Executing an explain plan provides the following output:
Plan hash value: 1016184565
------------------------------------------------------------------------------------------------------------
| Id | Operation | Name | Rows | Bytes | Cost (%CPU)| Time |
------------------------------------------------------------------------------------------------------------
| 0 | SELECT STATEMENT | | 700 | 96600 | 143 (2)| 00:00:01 |
| 1 | HASH GROUP BY | | 700 | 96600 | 143 (2)| 00:00:01 |
|* 2 | CONNECT BY WITHOUT FILTERING (UNIQUE)| | | | | |
|* 3 | TABLE ACCESS FULL | SEARCH_QUERY_TERM | 1004 | 135K| 142 (1)| 00:00:01 |
------------------------------------------------------------------------------------------------------------
Query Block Name / Object Alias (identified by operation id):
-------------------------------------------------------------
1 - SEL$4FDC73A7
3 - SEL$4FDC73A7 / SQT@SEL$2
Predicate Information (identified by operation id):
---------------------------------------------------
2 - filter(LEVEL<= REGEXP_COUNT (UPPER("QUERY_TERM" /*+ LOB_BY_VALUE */ ),'IPTC='))
3 - filter(INSTR(UPPER("QUERY_TERM" /*+ LOB_BY_VALUE */ ),'IPTC=')>0)
Column Projection Information (identified by operation id):
-----------------------------------------------------------
1 - (#keys=2) "SEARCH_QUERY_ID"[NUMBER,22], TO_CHAR(SUBSTR( REGEXP_SUBSTR (UPPER("QUERY_TERM"

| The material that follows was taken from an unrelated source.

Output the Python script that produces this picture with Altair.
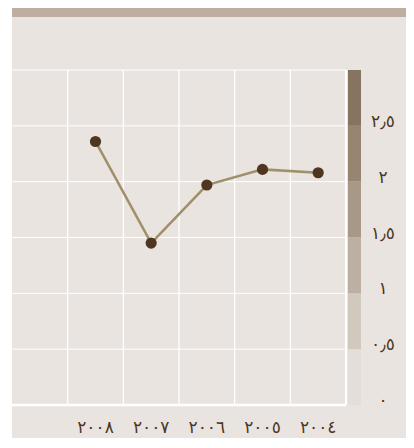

/*+ LOB_BY_VALUE */ ),'IPTC=\w+',1,LEVEL),6,100))[400]
2 - "QUERY_TERM" /*+ LOB_BY_VALUE */ [LOB,466], "SEARCH_QUERY_ID"[NUMBER,22], LEVEL[4]
3 - "QUERY_TERM" /*+ LOB_BY_VALUE */ [LOB,466], "SEARCH_QUERY_ID"[NUMBER,22]
- What I want to know: What am I doing wrong? Is there a better / another way to group the lines?